The drive to the base was full of silence which allowed me to batter myself some more, but also, it allowed my anger to grow. Dawson had put on a good act. He’d kept not one, but two jobs. He’d kept his nose clean. I’d thought we were past stunts like this…whatever the hell it was that had gotten him arrested at sea. By my coworkers. By my military family.
I walked through the door of the actual Coast Guard facility south of the academy. I hadn’t been there often because the bulk of my assignment had been related to the new recruits and teaching them the ropes on the Chinook. People looked up as I walked in. Some of them I knew in passing, and some I knew well, like Captain Andrews.
We were indoors, and while I wanted to salute because I was full of regret that I wanted to show, we didn’t salute inside without hats. “Sir,” I said.
“Dayton.”
He turned and started walking toward the holding cells at the back of the building. I joined him. “The crew got a call about an unsanctioned boat race happening down shore,” he explained without me having to ask. “As you know, these races can get out of hand pretty quick in the daytime, but at night, they often turn deadly. When the team got there, the majority of the boats took off, but the boat your brother was driving continued on course to what we suspect was the finish line marker before he surrendered.”

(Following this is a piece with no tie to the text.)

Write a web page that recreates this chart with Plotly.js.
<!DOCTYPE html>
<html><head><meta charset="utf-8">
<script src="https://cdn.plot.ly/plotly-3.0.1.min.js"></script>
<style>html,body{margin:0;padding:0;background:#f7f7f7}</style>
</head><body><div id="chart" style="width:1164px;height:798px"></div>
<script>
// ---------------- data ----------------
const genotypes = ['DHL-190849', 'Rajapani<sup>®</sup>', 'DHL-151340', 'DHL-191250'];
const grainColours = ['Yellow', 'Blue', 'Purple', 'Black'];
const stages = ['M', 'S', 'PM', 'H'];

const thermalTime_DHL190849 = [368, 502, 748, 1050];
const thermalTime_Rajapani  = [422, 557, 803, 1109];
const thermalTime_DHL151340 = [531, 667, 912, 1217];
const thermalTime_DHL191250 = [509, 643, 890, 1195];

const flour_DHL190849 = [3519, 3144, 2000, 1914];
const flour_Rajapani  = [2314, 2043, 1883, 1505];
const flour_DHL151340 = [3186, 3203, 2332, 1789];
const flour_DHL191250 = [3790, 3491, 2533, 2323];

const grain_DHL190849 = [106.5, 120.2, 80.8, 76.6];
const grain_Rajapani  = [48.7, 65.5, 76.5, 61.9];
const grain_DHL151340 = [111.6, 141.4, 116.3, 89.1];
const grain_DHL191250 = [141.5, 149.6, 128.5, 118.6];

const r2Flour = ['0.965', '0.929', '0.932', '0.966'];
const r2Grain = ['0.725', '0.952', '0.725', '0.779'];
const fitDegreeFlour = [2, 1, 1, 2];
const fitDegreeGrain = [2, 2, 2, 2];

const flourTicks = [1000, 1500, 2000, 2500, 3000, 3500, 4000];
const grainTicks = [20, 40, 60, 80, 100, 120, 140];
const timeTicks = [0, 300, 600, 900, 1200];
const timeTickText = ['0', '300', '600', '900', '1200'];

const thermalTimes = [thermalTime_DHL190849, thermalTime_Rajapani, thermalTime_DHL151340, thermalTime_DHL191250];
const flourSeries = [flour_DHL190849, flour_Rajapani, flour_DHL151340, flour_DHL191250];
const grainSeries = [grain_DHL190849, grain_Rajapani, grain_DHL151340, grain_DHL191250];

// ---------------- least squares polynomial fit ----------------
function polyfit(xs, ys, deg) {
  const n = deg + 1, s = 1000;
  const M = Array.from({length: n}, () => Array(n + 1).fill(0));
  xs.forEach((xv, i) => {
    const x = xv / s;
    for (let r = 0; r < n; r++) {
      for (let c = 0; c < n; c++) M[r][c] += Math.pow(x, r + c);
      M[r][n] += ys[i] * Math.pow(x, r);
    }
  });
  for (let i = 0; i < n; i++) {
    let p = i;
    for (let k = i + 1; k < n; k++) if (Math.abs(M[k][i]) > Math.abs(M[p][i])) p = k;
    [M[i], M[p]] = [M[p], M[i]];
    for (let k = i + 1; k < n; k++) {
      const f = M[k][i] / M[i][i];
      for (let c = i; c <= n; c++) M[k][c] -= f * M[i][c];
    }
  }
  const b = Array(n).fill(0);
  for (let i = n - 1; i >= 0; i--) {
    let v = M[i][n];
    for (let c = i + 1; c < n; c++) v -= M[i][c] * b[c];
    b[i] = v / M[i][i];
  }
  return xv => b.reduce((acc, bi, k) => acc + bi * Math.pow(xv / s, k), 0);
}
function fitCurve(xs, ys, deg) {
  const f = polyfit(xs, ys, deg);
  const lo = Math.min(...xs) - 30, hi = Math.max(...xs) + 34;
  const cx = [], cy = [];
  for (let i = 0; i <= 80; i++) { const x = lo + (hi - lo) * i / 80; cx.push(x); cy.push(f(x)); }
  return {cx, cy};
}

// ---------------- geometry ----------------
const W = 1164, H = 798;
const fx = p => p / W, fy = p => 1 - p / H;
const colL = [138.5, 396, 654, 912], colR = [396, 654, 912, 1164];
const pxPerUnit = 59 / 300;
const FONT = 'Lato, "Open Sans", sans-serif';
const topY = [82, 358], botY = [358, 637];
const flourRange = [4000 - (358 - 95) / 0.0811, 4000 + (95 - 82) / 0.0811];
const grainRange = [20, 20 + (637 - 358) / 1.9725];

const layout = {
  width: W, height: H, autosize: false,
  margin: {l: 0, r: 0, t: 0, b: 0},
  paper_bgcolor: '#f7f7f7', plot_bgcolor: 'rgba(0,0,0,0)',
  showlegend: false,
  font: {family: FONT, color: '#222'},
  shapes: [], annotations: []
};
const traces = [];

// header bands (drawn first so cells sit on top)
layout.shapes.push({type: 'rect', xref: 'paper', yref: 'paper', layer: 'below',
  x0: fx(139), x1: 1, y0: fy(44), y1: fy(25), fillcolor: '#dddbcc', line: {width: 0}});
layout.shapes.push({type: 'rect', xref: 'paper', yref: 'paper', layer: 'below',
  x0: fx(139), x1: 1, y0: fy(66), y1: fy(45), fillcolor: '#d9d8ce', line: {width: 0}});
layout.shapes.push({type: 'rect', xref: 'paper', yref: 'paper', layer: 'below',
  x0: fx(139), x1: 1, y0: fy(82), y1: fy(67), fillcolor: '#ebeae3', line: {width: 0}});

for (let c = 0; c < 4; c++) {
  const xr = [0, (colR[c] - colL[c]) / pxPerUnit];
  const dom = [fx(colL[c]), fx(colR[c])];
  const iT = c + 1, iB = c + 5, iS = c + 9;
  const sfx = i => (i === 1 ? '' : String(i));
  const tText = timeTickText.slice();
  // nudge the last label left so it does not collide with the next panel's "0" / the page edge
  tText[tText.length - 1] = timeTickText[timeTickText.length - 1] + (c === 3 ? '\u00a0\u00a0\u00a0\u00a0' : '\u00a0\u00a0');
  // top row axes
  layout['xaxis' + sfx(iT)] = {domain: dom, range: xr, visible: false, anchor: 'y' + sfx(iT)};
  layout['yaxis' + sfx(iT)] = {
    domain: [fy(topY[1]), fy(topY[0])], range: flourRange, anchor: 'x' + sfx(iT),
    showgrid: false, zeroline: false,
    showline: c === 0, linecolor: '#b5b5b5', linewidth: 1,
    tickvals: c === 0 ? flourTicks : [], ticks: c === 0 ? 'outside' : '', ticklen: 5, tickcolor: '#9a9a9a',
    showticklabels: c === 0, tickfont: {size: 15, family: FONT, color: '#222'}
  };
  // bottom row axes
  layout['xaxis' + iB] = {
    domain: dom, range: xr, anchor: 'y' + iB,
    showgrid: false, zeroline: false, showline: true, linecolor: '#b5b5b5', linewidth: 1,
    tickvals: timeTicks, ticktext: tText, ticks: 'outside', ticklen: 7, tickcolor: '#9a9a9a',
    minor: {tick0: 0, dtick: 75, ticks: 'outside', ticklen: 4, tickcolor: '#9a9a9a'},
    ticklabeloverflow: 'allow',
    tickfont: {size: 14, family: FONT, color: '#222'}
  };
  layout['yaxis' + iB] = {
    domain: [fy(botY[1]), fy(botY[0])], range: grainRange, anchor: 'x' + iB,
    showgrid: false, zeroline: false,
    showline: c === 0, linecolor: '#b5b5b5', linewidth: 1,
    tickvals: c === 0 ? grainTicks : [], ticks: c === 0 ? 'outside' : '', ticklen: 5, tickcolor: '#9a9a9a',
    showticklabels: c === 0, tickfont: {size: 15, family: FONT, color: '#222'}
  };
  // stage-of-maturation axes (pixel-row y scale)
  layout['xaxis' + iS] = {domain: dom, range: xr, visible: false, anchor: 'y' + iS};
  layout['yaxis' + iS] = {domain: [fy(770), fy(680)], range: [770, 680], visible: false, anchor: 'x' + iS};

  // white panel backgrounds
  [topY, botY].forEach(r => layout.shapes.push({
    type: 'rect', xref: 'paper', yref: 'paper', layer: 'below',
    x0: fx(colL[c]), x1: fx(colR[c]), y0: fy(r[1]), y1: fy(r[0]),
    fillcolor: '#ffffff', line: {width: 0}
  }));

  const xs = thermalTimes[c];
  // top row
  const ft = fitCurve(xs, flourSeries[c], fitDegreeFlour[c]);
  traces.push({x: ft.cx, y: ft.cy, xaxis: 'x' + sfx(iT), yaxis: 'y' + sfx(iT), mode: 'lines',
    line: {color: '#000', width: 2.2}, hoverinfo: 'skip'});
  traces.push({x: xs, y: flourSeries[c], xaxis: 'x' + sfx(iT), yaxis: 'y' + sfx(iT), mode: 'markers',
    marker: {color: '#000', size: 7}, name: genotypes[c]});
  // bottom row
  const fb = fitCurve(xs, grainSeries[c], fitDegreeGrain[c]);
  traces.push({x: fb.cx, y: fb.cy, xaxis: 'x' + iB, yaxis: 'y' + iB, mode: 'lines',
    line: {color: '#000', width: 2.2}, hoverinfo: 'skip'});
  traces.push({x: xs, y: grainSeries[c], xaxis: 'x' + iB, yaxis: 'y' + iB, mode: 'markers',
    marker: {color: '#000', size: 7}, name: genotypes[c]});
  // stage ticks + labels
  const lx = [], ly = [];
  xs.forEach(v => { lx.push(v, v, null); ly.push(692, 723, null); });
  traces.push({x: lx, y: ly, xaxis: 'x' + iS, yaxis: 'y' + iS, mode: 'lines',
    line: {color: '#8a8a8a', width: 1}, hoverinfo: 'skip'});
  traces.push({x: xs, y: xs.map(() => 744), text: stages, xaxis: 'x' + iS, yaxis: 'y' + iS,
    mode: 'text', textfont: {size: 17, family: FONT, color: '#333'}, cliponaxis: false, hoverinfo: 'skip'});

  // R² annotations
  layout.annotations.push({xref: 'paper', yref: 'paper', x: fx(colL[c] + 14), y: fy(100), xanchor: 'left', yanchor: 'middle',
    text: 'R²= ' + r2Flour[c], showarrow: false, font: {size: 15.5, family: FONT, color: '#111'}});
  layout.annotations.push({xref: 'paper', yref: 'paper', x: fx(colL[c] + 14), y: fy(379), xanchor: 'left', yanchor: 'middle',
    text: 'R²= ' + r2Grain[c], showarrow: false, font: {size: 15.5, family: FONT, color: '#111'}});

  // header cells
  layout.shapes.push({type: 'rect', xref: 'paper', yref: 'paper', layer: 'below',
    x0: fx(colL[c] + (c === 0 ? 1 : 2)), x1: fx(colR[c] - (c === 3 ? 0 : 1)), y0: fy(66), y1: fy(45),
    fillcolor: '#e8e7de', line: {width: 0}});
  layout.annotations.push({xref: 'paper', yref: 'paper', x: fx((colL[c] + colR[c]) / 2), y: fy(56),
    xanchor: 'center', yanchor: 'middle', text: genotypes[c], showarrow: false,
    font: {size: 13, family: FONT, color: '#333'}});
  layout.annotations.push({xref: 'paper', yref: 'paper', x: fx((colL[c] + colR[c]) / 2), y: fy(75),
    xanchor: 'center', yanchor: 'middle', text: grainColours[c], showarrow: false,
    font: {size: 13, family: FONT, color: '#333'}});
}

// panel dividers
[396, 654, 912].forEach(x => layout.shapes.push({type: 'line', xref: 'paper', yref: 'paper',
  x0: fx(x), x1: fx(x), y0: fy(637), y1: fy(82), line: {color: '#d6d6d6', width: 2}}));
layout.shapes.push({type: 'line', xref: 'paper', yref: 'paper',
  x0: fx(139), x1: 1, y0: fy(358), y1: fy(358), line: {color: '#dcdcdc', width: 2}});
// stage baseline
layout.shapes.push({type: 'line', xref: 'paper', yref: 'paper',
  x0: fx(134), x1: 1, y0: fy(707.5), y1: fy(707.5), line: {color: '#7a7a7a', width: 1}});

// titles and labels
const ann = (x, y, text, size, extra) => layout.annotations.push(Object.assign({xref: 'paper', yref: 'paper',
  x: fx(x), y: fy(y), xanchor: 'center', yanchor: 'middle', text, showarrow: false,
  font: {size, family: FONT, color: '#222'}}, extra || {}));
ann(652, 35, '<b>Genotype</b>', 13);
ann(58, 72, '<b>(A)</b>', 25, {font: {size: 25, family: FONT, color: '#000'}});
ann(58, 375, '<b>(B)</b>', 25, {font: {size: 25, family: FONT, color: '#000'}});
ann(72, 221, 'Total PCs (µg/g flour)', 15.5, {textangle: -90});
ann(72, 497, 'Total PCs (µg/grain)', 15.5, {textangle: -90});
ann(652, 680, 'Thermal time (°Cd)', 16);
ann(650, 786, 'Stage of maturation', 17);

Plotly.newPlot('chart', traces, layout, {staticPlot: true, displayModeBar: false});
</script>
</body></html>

“Goddamn it,” I said under my breath.
“Damn fine cigar boat. He’s lucky he didn’t crash it. Those things can cost more than you or I will make in a lifetime,” the Captain responded. My heart flipped over. The cigar boat Dawson had been working on at the marina. He’d fucking stolen it to race? My blood pressure increased about twenty-fold, driven by the regret I was hiding behind the anger. It ran deep. I was angry at both of us.
Captain Andrews stopped outside the holding cell and said, “I’ve pulled some favors, and we’re going to release him with you this time, but it can’t happen again.”
I didn’t want to know how many favors he’d had to call in if Dawson had stolen the boat.
“Thank you. I’m sorry. It won’t.”
He put a hand on my shoulder. “We all have people in our lives who don’t always make the best decisions, Dayton. We have to try to be there for them, but there’s also a time to cut the ties and let them sink or swim on their own.”
With that, he walked away. I rubbed my eyes, flicked my fingernails together until they hurt, and then opened the door. The one thing the Captain didn’t know was that I hadn’t been there for Dawson. Barely at all. I hadn’t gotten him out of a single jam until now, and even this one I couldn’t really say was because of me. I wasn’t completely sure they wouldn’t have just let him go with a simple warning, anyway. That was what we often did when we found kids racing. We gave them a warning, recorded their name so if they got caught again, they’d face more serious consequences, and then let them go. But we’d never let someone go if we knew they’d stolen a boat. That just didn’t happen.
When I opened the door, Dawson shifted from where he’d been half asleep in the chair to sitting straight up. He looked tired but happy. He was goddamn happy. This sent me over the rails in a new direction.
“You were racing the fucking cigar boat that doesn’t belong to you?” My anger rolled off of me. It was anger directed more at me than at him, and yet, it didn’t prevent me from sending it in his direction.